Tuesday, December 28, 2010

 

energy efficiency of neural communication and neural processing

The central theory of biology is evolution through natural selection. Frankly, if we assume a stationary environment, natural selection improves the ability of an average organism to reproduce fertile offspring. But the internal and external environment is certainly not stationary. Since internal and external resources are limited and finite, organisms evolve as compromises. Most of these compromises can be expressed in terms of energy efficiency. Consequently we arrive at the notion of natural selection as an energy efficiency optimization process. These plastic changes have to happen at the microscopic cellular level (DNA expression) and globally in neural connections and signaling.
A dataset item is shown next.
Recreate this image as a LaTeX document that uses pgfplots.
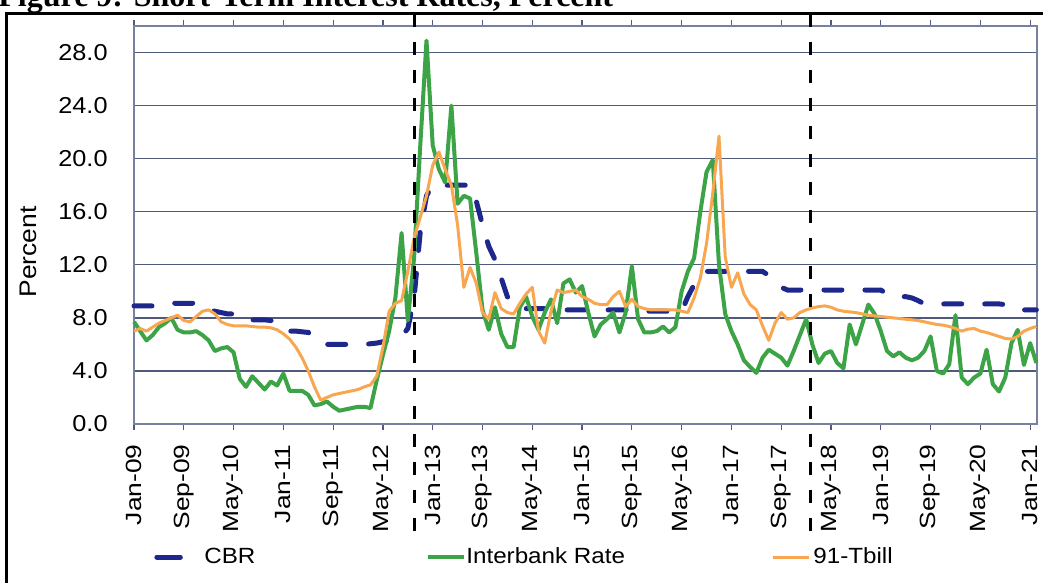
\documentclass[border=0pt]{standalone}
\usepackage{pgfplots}
\pgfplotsset{compat=1.18}
\usepackage{pgfplotstable}
\usepackage{fontspec}
\setmainfont{Liberation Sans}[FakeStretch=1.1]
\newfontfamily\xlabfont{Liberation Sans}[FakeStretch=1.2]
\newfontfamily\titlefont{Liberation Serif}

\definecolor{cbrc}{RGB}{30,40,140}
\definecolor{ibc}{RGB}{60,163,70}
\definecolor{tbc}{RGB}{249,166,80}
\definecolor{gridc}{RGB}{80,90,125}
\definecolor{borderc}{RGB}{120,130,160}

\pgfplotsset{
  cbrleg/.style={legend image code/.code={\path (0pt,0pt) -- (13pt,0pt); \draw[##1, solid] (1.25pt,0pt) -- (11.75pt,0pt);}},
  lineleg/.style={legend image code/.code={\draw[##1] (0pt,0pt) -- (18pt,0pt);}},
}

\pgfplotstableread{
m cbr ib tb
0 8.9 7.7 7.0
1 8.9 7.0 7.2
2 8.9 6.3 7.0
3 8.9 6.7 7.3
4 9.0 7.3 7.6
5 9.0 7.6 7.8
6 9.1 8.0 8.0
7 9.1 7.1 8.2
8 9.1 6.9 7.8
9 9.1 6.9 7.7
10 9.1 7.0 8.1
11 8.8 6.7 8.5
12 8.6 6.3 8.6
13 8.5 5.5 8.3
14 8.4 5.7 7.7
15 8.3 5.8 7.5
16 8.3 5.4 7.4
17 8.0 3.4 7.4
18 7.85 2.8 7.4
19 7.85 3.6 7.35
20 7.85 3.1 7.3
21 7.85 2.6 7.3
22 7.8 3.2 7.25
23 7.4 2.9 7.1
24 7.1 3.8 6.8
25 7.0 2.5 6.4
26 7.0 2.5 5.8
27 6.95 2.5 5.0
28 6.9 2.2 4.0
29 6.5 1.4 2.8
30 6.1 1.5 1.8
31 6.0 1.7 2.0
32 6.0 1.3 2.2
33 6.0 1.0 2.3
34 6.0 1.1 2.4
35 6.0 1.2 2.5
36 5.95 1.3 2.6
37 6.0 1.3 2.8
38 6.05 1.2 2.95
39 6.1 3.3 3.6
40 6.2 5.2 5.8
41 6.3 7.0 8.5
42 6.5 9.5 9.1
43 6.6 14.4 9.3
44 7.2 7.8 11.5
45 9.5 12.5 14.0
46 14.5 21.0 15.6
47 17.2 28.9 17.2
48 18.0 21.0 19.5
49 18.0 19.2 20.5
50 18.0 18.2 19.2
51 18.0 24.0 18.0
52 18.0 16.6 15.0
53 18.0 17.2 10.3
54 18.0 17.0 11.8
55 16.8 12.9 10.6
56 15.0 8.6 8.4
57 13.4 7.1 7.9
58 12.4 8.8 9.9
59 11.0 6.8 8.7
60 9.6 5.8 8.4
61 9.0 5.8 8.3
62 8.8 8.8 9.1
63 8.7 9.6 9.8
64 8.7 8.1 10.3
65 8.7 7.1 7.0
66 8.7 8.4 6.1
67 8.6 9.4 8.5
68 8.6 7.6 10.1
69 8.6 10.6 9.9
70 8.6 10.9 10.0
71 8.6 9.9 10.1
72 8.6 10.4 9.6
73 8.6 8.4 9.4
74 8.6 6.6 9.1
75 8.6 7.5 9.0
76 8.6 7.9 9.0
77 8.6 8.4 9.6
78 8.6 6.9 10.0
79 8.6 8.4 8.85
80 8.6 11.9 9.4
81 8.5 7.9 8.85
82 8.5 6.9 8.7
83 8.5 6.9 8.6
84 8.5 7.0 8.6
85 8.5 7.35 8.6
86 8.5 6.9 8.6
87 8.5 7.3 8.6
88 8.5 10.0 8.5
89 9.6 11.5 8.4
90 10.5 12.5 9.5
91 11.3 16.0 11.0
92 11.5 19.0 13.6
93 11.5 19.9 17.4
94 11.5 12.0 21.7
95 11.5 8.3 12.6
96 11.5 7.0 10.3
97 11.5 6.0 11.4
98 11.5 4.8 9.8
99 11.5 4.3 9.0
100 11.5 3.85 8.6
101 11.5 5.0 7.4
102 11.2 5.6 6.3
103 10.7 5.3 7.6
104 10.3 5.0 8.4
105 10.1 4.4 7.9
106 10.1 5.5 8.0
107 10.1 6.7 8.4
108 10.1 7.9 8.6
109 10.1 6.0 8.75
110 10.1 4.6 8.85
111 10.1 5.3 8.9
112 10.1 5.5 8.8
113 10.1 4.6 8.6
114 10.1 4.2 8.5
115 10.1 7.5 8.45
116 10.1 6.0 8.4
117 10.1 7.5 8.3
118 10.1 9.0 8.2
119 10.1 8.3 8.15
120 10.1 7.0 8.1
121 9.8 5.5 8.05
122 9.6 5.1 8.0
123 9.6 5.4 7.95
124 9.6 5.0 7.9
125 9.5 4.8 7.85
126 9.3 5.0 7.8
127 9.05 5.5 7.7
128 9.05 6.6 7.6
129 9.05 4.0 7.5
130 9.05 3.8 7.45
131 9.05 4.5 7.35
132 9.05 8.2 7.2
133 9.05 3.5 7.0
134 9.05 3.0 7.15
135 9.05 3.5 7.2
136 9.05 3.8 7.0
137 9.05 5.6 6.9
138 9.05 3.0 6.75
139 9.05 2.45 6.6
140 9.0 3.5 6.45
141 8.8 6.1 6.4
142 8.6 7.1 6.6
143 8.6 4.45 7.0
144 8.6 6.1 7.2
145 8.6 4.6 7.35
}\rates

\begin{document}
\begin{tikzpicture}[x=1pt,y=1pt]
\begin{axis}[
  at={(0pt,0pt)}, anchor=south west,
  scale only axis, width=451.5pt, height=199pt,
  xmin=0, xmax=145.1, ymin=0, ymax=30,
  clip=false,
  axis line style={draw=borderc, line width=0.6pt},
  ytick={0,4,...,28},
  yticklabels={0.0,4.0,8.0,12.0,16.0,20.0,24.0,28.0},
  ymajorgrids, grid style={draw=gridc, line width=0.7pt},
  ytick style={draw=none},
  xtick={0,8,...,144},
  xticklabels={Jan-09,Sep-09,May-10,Jan-11,Sep-11,May-12,Jan-13,Sep-13,May-14,Jan-15,Sep-15,May-16,Jan-17,Sep-17,May-18,Jan-19,Sep-19,May-20,Jan-21},
  tick align=outside,
  major tick length=3pt,
  xtick style={draw=gridc, line width=0.6pt},
  yticklabel style={font=\fontsize{11.5pt}{13pt}\selectfont, anchor=east, inner sep=0pt, xshift=-10pt},
  xticklabel style={font=\xlabfont\fontsize{11pt}{13pt}\selectfont, yshift=-7pt, rotate=90, anchor=east, inner sep=0pt},
  ylabel={Percent},
  ylabel style={at={(axis description cs:-0.1174,0.432)}, anchor=center, font=\fontsize{12pt}{14pt}\selectfont},
  legend columns=3,
  legend style={at={(axis description cs:0.0221,-0.3342)}, anchor=west, draw=none, fill=none, inner sep=0pt, column sep=0pt, nodes={inner sep=0pt}, font=\fontsize{11pt}{13pt}\selectfont},
]
\addplot[cbrc, line width=2.5pt, line cap=round, dash pattern=on 9pt off 11.5pt, cbrleg]
  table[x=m, y=cbr]{\rates};
\addlegendentry{\makebox[120.5pt][l]{\hspace{9.5pt}CBR}}
\addplot[ibc, line width=2pt, line join=round, lineleg]
  table[x=m, y=ib]{\rates};
\addlegendentry{\makebox[152.5pt][l]{Interbank Rate}}
\addplot[tbc, line width=1.5pt, line join=round, lineleg]
  table[x=m, y=tb]{\rates};
\addlegendentry{\hspace{1.5pt}91-Tbill}
\addplot[black, line width=1.5pt, dash pattern=on 6.5pt off 7.5pt, forget plot]
  coordinates {(45,30.9) (45,-8.97)};
\addplot[black, line width=1.5pt, dash pattern=on 6.5pt off 7.5pt, forget plot]
  coordinates {(108.7,30.9) (108.7,-8.97)};
\end{axis}
\draw[line width=1.5pt] (-63.5,-95) -- (-63.5,205.3) -- (470,205.3);
\node[anchor=base west, inner sep=0pt] at (-68,208.5)
  {\titlefont\bfseries\fontsize{16pt}{18pt}\selectfont Figure 9: Short-Term Interest Rates, Percent};
\pgfresetboundingbox
\path[use as bounding box] (-67,-79.5) rectangle (454.5,212);
\end{tikzpicture}
\end{document}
Since the CNS controls and regulates all physiological process of the human body, these optimizations must occur at the microscopic cellular level in the nervous system first.

All these changes can be explained by considering the process of energy efficiency of neural communication and neural processing. Energy (available ATP) is finite. It is reasonable to assume that the limiting factor for this energy efficiency optimization process is the use of available ATP and other resources needed by the neuron to process and communicate information. Thus, to optimize neurological programs, the CNS will shunt and mobilize ATP (and other energy resources such as lactate) to the areas of greatest physiological need in the CNS. Or the CNS will ‘turn off’ or mute metabolically expensive processing programs. This is neurophysiological partitioning.

Immediate energy-efficient processing of information can explain seemingly isolated physiological processes. The energy used for signaling (communication & processing) constrains the flow of information within cells and between cells and regions in the CNS.